Flashback sebentar ya, apa sih sandwich generation itu? Bisa jalan-jalan ke Investopedia, yang ngasih pengertian sandwich generation adalah merujuk pada individu setengah baya yang ditekan untuk mendukung kedua orang tua dan anak-anak mereka baik secara finansial maupun dukungan spiritual. Dikatakan sandwich generation karena posisi mereka memang terlihat seolah "terjepit" sementara disatu sisi, ada kebutuhan pribadi yang belum terpenuhi ataupun kondisi finansial keluarga belum begitu baik.

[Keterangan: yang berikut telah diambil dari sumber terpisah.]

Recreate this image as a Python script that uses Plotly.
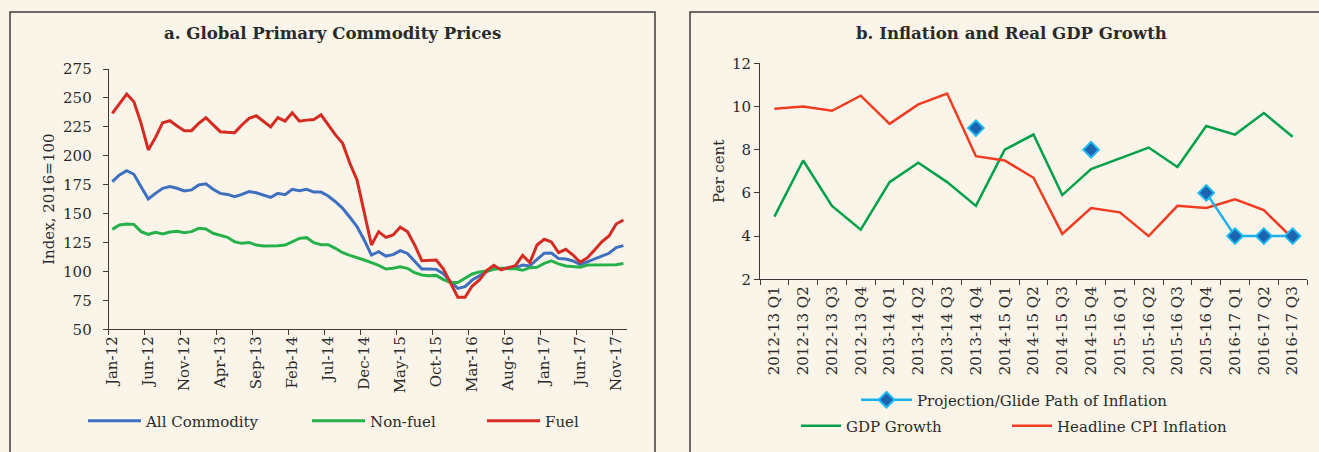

Bisa lihat pengertian di gambar dibawah ini juga ya. Umumnya, mereka yang ngalamin kondisi ini berada di usia 30-40 tahun. Mungkin pada umumnya, sandwich generation ini melanda mereka yang orang tuanya bekerja tapi nggak punya dana pensiun, disisi lain, anak-anak belum bekerja. Keduanya, jadi tanggungan yang tidak ringan.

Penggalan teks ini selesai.